Daren't try and be inspiring.
I'm sitting here, scared to write. It's been too long, the voice inside my head that skulks in corners, drinks hot bone broth and pays below the average garage rent whispers. You're out of practice and doomed to fail.
It's right, in a way. I don't make enough time for writing, currently. That's why I have two unfinished novel drafts locked away in my 'TO WRITE' tab group (I never close Chrome) along with the big juicy prompts I've started to use again, and the Blogger 'back of house' page with the stats that tick along slowly but surely, growing in their dozens each day. I sometimes reflect on when my blog used to amass 10,000+ 'unique views' per month, and shudder. How did I not stress out about that? And isn't everyone's view unique?

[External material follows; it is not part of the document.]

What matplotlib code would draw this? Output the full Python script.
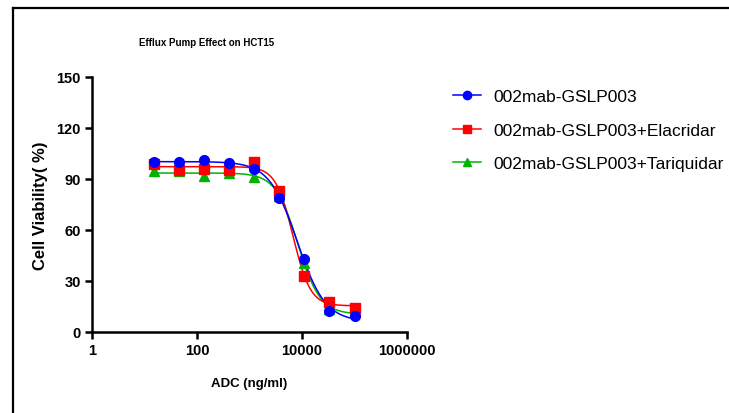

So, let's get back into it. Here are the things that have inspired me recently;
A deep and yet bright blue painted canvas on the wooden slatted wall of a cafe, with tiny white scribbled words on, you have to move in closely to read - they say, 'you are right where you're supposed to be'.
An iced oat flat white from the aforementioned cafe, served with the cheery red-cheeked smile of a newbie who's being trained in this place's very particular way of making coffee. The silly jingle sound the ice cubes make inside the keep cup.
A video of me, three days after I was left, in an artist's studio awaiting some body casting fun. I'm in my most PG pink pants and crop top set, smiling in the mirror despite my heart coming away in shocked, singed flakes. I look less healthy than I do now. I was visibly heavier, softer around the edges and wobblier on my feet, which was strange, because I lived with a gym-goer who would surely have inspired me to...? No? He actually made me feel more inadequate and insecure in my own skin? Who'd have thought! (me, and everyone else)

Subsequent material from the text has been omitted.